PROVIDED DATA.
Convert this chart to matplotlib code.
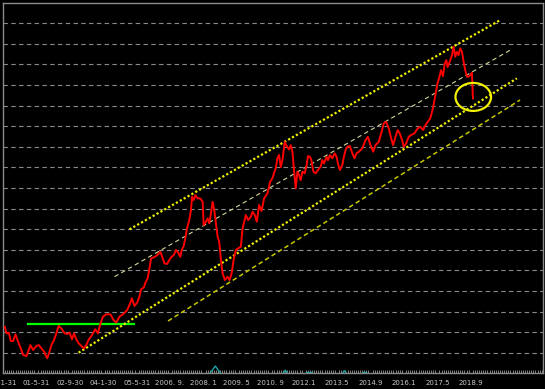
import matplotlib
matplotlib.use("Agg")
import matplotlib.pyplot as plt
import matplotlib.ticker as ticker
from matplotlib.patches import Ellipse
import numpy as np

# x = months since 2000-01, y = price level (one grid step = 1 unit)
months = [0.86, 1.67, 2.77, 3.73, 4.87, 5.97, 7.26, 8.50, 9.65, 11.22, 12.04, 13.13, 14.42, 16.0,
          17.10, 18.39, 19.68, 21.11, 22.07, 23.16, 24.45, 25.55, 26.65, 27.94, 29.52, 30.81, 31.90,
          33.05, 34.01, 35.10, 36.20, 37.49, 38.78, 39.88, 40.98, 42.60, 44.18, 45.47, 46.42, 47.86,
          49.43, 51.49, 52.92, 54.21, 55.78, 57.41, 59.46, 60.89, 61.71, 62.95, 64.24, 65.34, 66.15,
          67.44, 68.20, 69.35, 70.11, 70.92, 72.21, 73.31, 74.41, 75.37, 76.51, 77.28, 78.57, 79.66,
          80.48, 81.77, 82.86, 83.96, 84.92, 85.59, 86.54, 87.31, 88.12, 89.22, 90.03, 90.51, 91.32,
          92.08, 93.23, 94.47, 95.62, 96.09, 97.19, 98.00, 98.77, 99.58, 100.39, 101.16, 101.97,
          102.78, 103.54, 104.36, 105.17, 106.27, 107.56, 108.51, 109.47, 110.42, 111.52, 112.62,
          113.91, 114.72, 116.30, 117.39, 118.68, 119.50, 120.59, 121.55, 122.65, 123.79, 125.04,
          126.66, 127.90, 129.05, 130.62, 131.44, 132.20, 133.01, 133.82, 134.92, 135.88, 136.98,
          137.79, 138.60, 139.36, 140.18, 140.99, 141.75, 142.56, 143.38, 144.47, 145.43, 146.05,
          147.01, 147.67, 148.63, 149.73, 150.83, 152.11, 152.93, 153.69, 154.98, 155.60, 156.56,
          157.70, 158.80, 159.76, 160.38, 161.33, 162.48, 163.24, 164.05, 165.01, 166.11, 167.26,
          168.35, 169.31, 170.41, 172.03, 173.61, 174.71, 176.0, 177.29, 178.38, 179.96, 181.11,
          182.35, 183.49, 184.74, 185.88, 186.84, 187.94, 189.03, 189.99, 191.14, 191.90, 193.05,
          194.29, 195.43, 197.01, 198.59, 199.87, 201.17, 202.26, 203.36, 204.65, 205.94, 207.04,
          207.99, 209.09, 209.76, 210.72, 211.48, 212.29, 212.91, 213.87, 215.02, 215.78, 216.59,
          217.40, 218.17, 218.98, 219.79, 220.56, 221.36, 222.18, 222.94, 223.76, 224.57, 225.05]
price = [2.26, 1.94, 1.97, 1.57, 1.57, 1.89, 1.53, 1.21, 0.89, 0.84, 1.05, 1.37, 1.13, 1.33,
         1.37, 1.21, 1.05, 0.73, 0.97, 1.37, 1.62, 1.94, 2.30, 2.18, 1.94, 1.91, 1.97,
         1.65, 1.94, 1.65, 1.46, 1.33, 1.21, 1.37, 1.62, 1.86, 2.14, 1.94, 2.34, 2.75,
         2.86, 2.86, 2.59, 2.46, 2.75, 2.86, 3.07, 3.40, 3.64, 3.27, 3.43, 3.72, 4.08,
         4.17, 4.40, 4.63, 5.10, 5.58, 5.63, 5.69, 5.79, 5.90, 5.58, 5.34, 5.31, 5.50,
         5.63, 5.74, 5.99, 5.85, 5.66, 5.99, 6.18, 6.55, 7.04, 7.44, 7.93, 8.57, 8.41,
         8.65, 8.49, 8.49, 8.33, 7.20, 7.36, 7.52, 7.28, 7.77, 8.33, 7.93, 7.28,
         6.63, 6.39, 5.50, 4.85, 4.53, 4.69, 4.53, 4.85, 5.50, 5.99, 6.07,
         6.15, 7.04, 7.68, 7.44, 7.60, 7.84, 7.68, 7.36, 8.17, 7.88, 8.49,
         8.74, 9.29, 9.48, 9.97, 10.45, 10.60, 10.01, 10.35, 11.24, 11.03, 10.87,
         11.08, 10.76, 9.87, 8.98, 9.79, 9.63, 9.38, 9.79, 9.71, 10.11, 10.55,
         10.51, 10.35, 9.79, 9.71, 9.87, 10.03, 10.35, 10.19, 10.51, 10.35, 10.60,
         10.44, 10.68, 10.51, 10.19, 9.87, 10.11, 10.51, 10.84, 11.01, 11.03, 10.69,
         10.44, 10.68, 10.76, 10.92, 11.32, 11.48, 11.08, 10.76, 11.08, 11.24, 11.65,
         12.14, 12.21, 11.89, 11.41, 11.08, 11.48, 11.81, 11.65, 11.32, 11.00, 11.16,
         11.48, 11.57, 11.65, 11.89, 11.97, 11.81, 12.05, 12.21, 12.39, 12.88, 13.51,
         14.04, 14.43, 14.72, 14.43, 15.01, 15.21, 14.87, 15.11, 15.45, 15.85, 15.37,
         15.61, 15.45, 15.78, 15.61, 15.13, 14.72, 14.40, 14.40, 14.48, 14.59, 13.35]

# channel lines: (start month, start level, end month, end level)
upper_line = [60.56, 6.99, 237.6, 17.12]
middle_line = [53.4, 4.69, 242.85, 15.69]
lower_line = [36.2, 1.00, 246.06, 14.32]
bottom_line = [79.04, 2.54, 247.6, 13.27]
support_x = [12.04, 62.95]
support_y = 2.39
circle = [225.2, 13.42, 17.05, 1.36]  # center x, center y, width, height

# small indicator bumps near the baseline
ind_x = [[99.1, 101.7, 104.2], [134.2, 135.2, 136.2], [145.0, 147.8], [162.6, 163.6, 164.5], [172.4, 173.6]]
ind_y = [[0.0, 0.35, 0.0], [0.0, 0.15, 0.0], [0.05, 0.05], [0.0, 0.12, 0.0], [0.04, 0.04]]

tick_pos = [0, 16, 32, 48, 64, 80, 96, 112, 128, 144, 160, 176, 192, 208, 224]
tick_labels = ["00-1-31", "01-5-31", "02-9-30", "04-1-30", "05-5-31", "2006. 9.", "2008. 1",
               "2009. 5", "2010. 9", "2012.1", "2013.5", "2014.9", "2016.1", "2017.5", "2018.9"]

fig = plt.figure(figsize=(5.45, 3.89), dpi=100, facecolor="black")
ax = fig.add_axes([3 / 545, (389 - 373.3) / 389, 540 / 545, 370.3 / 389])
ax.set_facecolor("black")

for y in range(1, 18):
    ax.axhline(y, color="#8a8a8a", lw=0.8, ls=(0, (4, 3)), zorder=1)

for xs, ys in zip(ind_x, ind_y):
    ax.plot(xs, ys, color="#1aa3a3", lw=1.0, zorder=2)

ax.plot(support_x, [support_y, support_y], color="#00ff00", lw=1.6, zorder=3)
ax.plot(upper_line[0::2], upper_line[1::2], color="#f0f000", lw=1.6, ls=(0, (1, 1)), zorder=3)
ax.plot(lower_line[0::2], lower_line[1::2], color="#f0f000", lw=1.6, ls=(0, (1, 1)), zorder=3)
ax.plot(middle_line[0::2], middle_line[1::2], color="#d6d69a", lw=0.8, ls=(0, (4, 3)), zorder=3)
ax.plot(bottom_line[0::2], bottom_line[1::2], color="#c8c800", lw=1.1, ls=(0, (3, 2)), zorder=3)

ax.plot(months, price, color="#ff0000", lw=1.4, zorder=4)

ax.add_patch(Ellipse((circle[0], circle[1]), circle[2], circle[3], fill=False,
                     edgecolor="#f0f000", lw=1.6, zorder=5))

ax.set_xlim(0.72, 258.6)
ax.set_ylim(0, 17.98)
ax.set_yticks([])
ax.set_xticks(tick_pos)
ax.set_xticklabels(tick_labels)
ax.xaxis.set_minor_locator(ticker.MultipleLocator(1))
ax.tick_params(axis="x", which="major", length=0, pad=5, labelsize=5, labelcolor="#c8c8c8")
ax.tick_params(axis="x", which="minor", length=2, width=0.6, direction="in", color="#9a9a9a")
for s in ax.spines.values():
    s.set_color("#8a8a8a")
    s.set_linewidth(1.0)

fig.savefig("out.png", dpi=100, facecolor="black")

WHAT IS ASKED. Up to and including the line with "import numpy as np", copy the data above from its first line. Skip pictures.

OUTPUT.
Convert this chart to matplotlib code.
import matplotlib
matplotlib.use("Agg")
import matplotlib.pyplot as plt
import matplotlib.ticker as ticker
from matplotlib.patches import Ellipse
import numpy as np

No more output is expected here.